The Haunting of Hill House – 5/5 Stars
This is a re-read but it was a glorious re-read. I had forgotten how much I loved and enjoyed this book the first time I read it a few years back. The issue with the first time I read it was that it was in one sitting while administering the PSAT to 11th graders. Don’t tell College Board, so while a lot of the details were there the nuances and the fear was not. This time, I also listened to the audiobook and that changed it in some meaningful ways.

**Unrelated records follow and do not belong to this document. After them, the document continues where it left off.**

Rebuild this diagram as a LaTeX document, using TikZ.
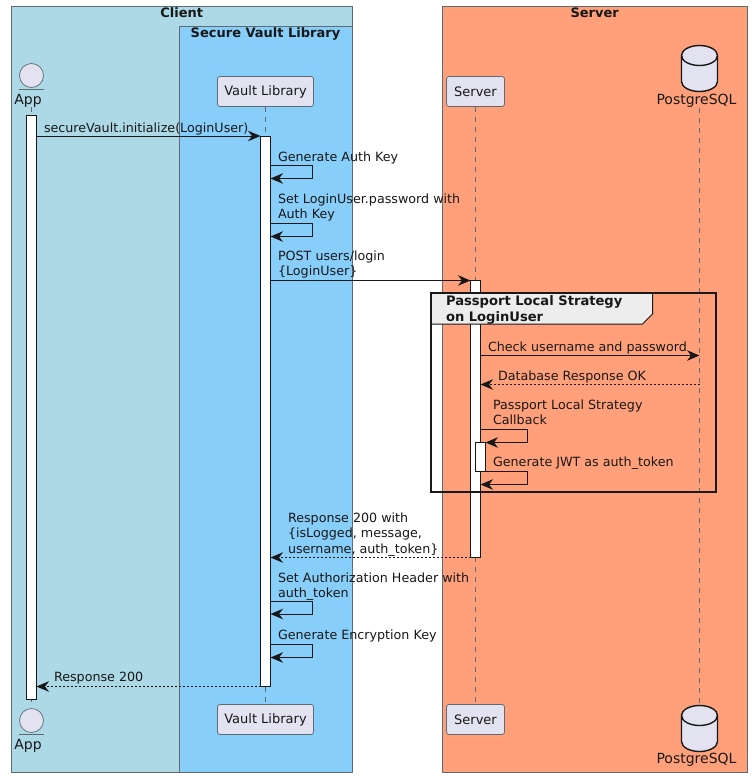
\documentclass[tikz,border=0pt]{standalone}
\usepackage{fontspec}
\setmainfont{DejaVu Sans}
\usetikzlibrary{arrows.meta,calc}
\definecolor{cClient}{HTML}{ADD8E6}
\definecolor{cVault}{HTML}{87CEFA}
\definecolor{cServer}{HTML}{FFA07A}
\definecolor{cPart}{HTML}{E2E2F0}
\definecolor{cLine}{HTML}{181818}
\definecolor{cBorder}{HTML}{5F6B70}
\tikzset{
  every node/.style={inner sep=0pt,outer sep=0pt,text=cLine},
  boxarea/.style={draw=cBorder,line width=0.9pt},
  boxtitle/.style={anchor=base,font=\fontsize{13}{15}\selectfont\bfseries},
  participantbox/.style={draw=cBorder,fill=cPart,rounded corners=2.5pt,line width=0.8pt,minimum width=#1,minimum height=30pt,anchor=center,font=\fontsize{13}{16}\selectfont},
  actorhead/.style={circle,draw=cBorder,fill=cPart,line width=0.7pt,minimum size=24pt},
  actorname/.style={anchor=base,font=\fontsize{14}{16}\selectfont},
  lifeline/.style={draw=cBorder,line width=0.8pt,dash pattern=on 5pt off 5pt},
  activation/.style={rectangle,draw=cLine,fill=white,line width=1pt,minimum width=10pt,minimum height=#1},
  msg/.style={draw=cLine,line width=1pt,-{Stealth[length=12.5pt,width=10.5pt,inset=4pt]}},
  ret/.style={msg,dash pattern=on 2pt off 2pt},
  label/.style={anchor=base west,align=left,font=\fontsize{12.7}{15}\selectfont},
  headlabel/.style={anchor=base west,align=left,font=\fontsize{13.1}{15.5}\selectfont\bfseries},
  frameline/.style={draw=black!90,line width=2pt},
  cylpath/.style={draw=cLine,fill=cPart,line width=1.4pt},
}
\begin{document}
\begin{tikzpicture}[x=1pt,y=-1pt]
\useasboundingbox[fill=white] (0,0) rectangle (752,777);
% boxes
\filldraw[boxarea,fill=cClient] (11.5,6.5) rectangle (352.5,772.5);
\filldraw[boxarea,fill=cVault] (179.5,26.5) rectangle (352.5,772.5);
\filldraw[boxarea,fill=cServer] (442.5,6.5) rectangle (747.5,772.5);
\node[boxtitle] (tClient) at (181.8,17.5) {Client};
\node[boxtitle] (tVaultLib) at (265.5,37.5) {Secure Vault Library};
\node[boxtitle] (tServer) at (594.7,17.5) {Server};
% participants
\node[participantbox=96pt] (vaultT) at (265.5,91.5) {Vault Library};
\node[participantbox=96pt] (vaultB) at (265.5,719.5) {Vault Library};
\node[participantbox=58pt] (serverT) at (475.5,91.5) {Server};
\node[participantbox=58pt] (serverB) at (475.5,719.5) {Server};
% actor
\node[actorhead] (appHeadT) at (31.5,75.5) {};
\node[actorhead] (appHeadB) at (31.5,720.5) {};
\draw[cBorder,line width=0.8pt] (19,89.5) -- (44,89.5);
\draw[cBorder,line width=0.8pt] (19,734.5) -- (44,734.5);
\node[actorname] (appT) at (28,104.5) {App};
\node[actorname] (appB) at (28,749.5) {App};
% database
\foreach \yy in {45.5,705.5}{
  \draw[cylpath] (681.5,\yy+10) arc[start angle=180,end angle=360,x radius=18,y radius=10]
    -- (717.5,\yy+36) arc[start angle=0,end angle=180,x radius=18,y radius=10] -- cycle;
  \draw[cylpath,fill=none] (681.5,\yy+10) arc[start angle=180,end angle=0,x radius=18,y radius=10];
}
\node[actorname] (pgT) at (696.5,104.5) {PostgreSQL};
\node[actorname] (pgB) at (696.5,763.5) {PostgreSQL};
\coordinate (appLT) at (31.5,107);
\coordinate (appLB) at (31.5,707);
\coordinate (pgLT) at (699.5,108);
\coordinate (pgLB) at (699.5,704);
% lifelines
\draw[lifeline] (appLT) -- (appLB);
\draw[lifeline] (vaultT.south) -- (vaultB.north);
\draw[lifeline] (serverT.south) -- (serverB.north);
\draw[lifeline] (pgLT) -- (pgLB);
% activations
\node[activation=584pt] (acA) at (31.5,407.5) {};
\node[activation=550.5pt] (acV) at (265.5,411.25) {};
\node[activation=277pt] (acS) at (475.5,419) {};
\node[activation=28.5pt] (acN) at (480.5,457) {};
% messages
\draw[msg] (acA.east |- 0,136) -- (acV.west |- 0,136);
\draw[msg] (acV.east |- 0,165) -- ++(42,0) -- ++(0,13.5) -- (acV.east |- 0,178.5);
\draw[msg] (acV.east |- 0,223.5) -- ++(42,0) -- ++(0,13) -- (acV.east |- 0,236.5);
\draw[msg,line width=0.9pt] (acV.east |- 0,280.5) -- (acS.west |- 0,280.5);
\draw[msg] (acS.east |- 0,355.5) -- (pgLT |- 0,355.5);
\draw[ret] (pgLT |- 0,384.5) -- (acS.east |- 0,384.5);
\draw[msg] (acS.east |- 0,429.5) -- ++(47,0) -- ++(0,13) -- (acN.east |- 0,442.5);
\draw[msg] (acN.east |- 0,471.5) -- ++(42,0) -- ++(0,13) -- (acS.east |- 0,484.5);
\draw[ret] (acS.west |- 0,557.5) -- (acV.east |- 0,557.5);
\draw[msg] (acV.east |- 0,601) -- ++(42,0) -- ++(0,13) -- (acV.east |- 0,614);
\draw[msg] (acV.east |- 0,644.5) -- ++(42,0) -- ++(0,13) -- (acV.east |- 0,657.5);
\draw[ret] (acV.west |- 0,686.5) -- (acA.east |- 0,686.5);
% message labels
\node[label] (m1) at (44,132) {secureVault.initialize(LoginUser)};
\node[label] (m2) at (278,161) {Generate Auth Key};
\node[label] (m3a) at (278,203) {Set LoginUser.password with};
\node[label] (m3b) at (278,218) {Auth Key};
\node[label] (m4a) at (278,260) {POST users/login};
\node[label] (m4b) at (278,275) {\{LoginUser\}};
\node[label] (m5) at (488,351) {Check username and password};
\node[label] (m6) at (498,380) {Database Response OK};
\node[label] (m7a) at (493,409) {Passport Local Strategy};
\node[label] (m7b) at (493,424) {Callback};
\node[label] (m8) at (493,466) {Generate JWT as auth\_token};
\node[label] (m9a) at (288,522) {Response 200 with};
\node[label] (m9b) at (288,537) {\{isLogged, message,};
\node[label] (m9c) at (288,553) {username, auth\_token\}};
\node[label] (m10a) at (278,582) {Set Authorization Header with};
\node[label] (m10b) at (278,597) {auth\_token};
\node[label] (m11) at (278,639) {Generate Encryption Key};
\node[label] (m12) at (54,681) {Response 200};
% group
\filldraw[draw=cLine,line width=1pt,fill=black!7] (431,293) -- (652.5,293) -- (652.5,314) -- (642.5,324) -- (431,324) -- cycle;
\draw[frameline] (430.5,292.5) rectangle (715.5,492);
\node[headlabel] (g1) at (446,305) {Passport Local Strategy};
\node[headlabel] (g2) at (446,321) {on LoginUser};
\end{tikzpicture}
\end{document}
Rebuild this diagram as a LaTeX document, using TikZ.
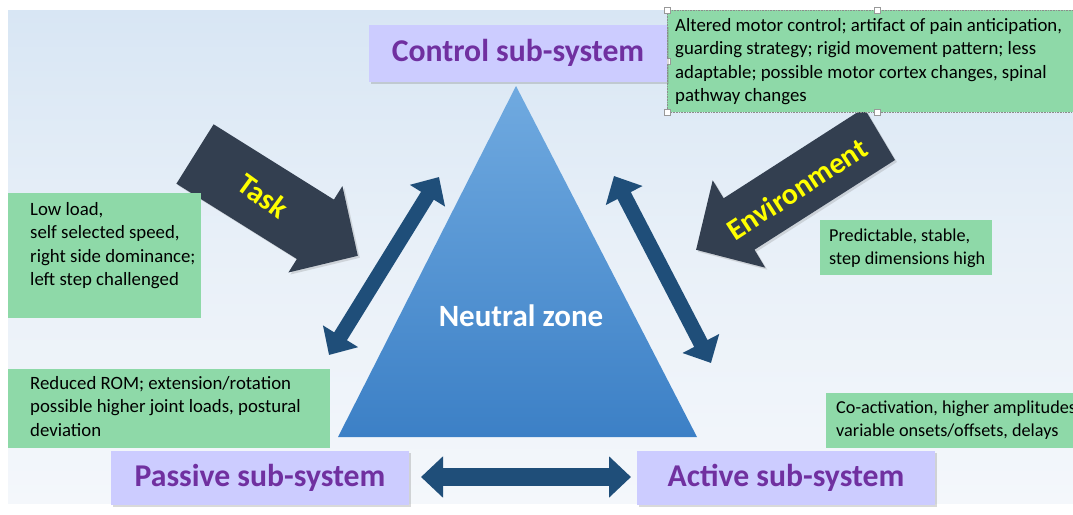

To say nothing else about this book: it is a weird book. It’s weird because it knows the form it’s taking on quite well. It’s a gothic novel in all that glory, but it’s also a haunted novel, but most importantly it’s not really either of those things at all. The premise is familiar: a psychologist specializing in haunted places wants to accurately record people staying in a “haunted mansion” so he places an ad and various people show up. There’s Eleanor, who is having a early 30s crisis because she’s unmarried, living at home with a hateful mother, and having severe identity crises (quite likely unable to face up to her own queerness in a world that hates that), there’s Luke who is the heir-apparent to Hill House, and there’s Theadora, a charming socialite for whom Eleanor becomes very attached. The novel then mostly just has them exploring various rooms, features, rules, and connections to the wider community. Nothing is overly ghosty…there’s just unnerving elements. So in the novel House of Leaves, one of the scariest parts is that the inside of that house is slightly larger than the outside. And in this novel the psychologist suggests that the house is built slightly askew from expected angles and dimensions, and that this throws everything off. Regardless, as she’s doing something for the first time in her life, Eleanor becomes obsessed with and drawn to the house, and is willing to engage in increasingly drastic behavior to remain there.
We Have Always Lived in the Castle – 5/5 Stars
If The Haunting of Hill House is a play on the gothic mansion novels of the 18th and 19th centuries in a particular way, then this novel is a play on estate romances in its own way. Another novel that does something similar is Dodie Smith’s I Capture the Castle, where a not so rich person is able to lease an estate and the trappings of the estate and weirdness of the family get pinned too much on the hopes of a marriage to a cad. In this one, it’s the mysterious mansion on the hill, where a famous murder has occurred, but after an inconclusive trial acquits one of the two remaining sisters who live there, the town has to keep living in the aftermath. It’s a play on this because usually in those book, Rebecca or such, the murder scene would have caused the downfall that ends the novel, but here it’s just the background. And so, we also have one of the best of all possible narrators Mary-Kat Blackwood, who hates and spits fire and thinks about poisons and magic words and other ways to close off her world from the hateful society who she thinks has led to the downfall of her family but more importantly might take her sister from her now. All of this is embodied in her hatred for her “cousin” who shows up to “save” the family by offering himself for marriage.
On the back-end this reminds me of I Capture the Castle and it feels like a direct influence on another novel I really like The Wasp Factory, where a young mentally disturbed teenage boy has his kinds of mystic fetishes and magic words in an elaborate machine made of bio-matter.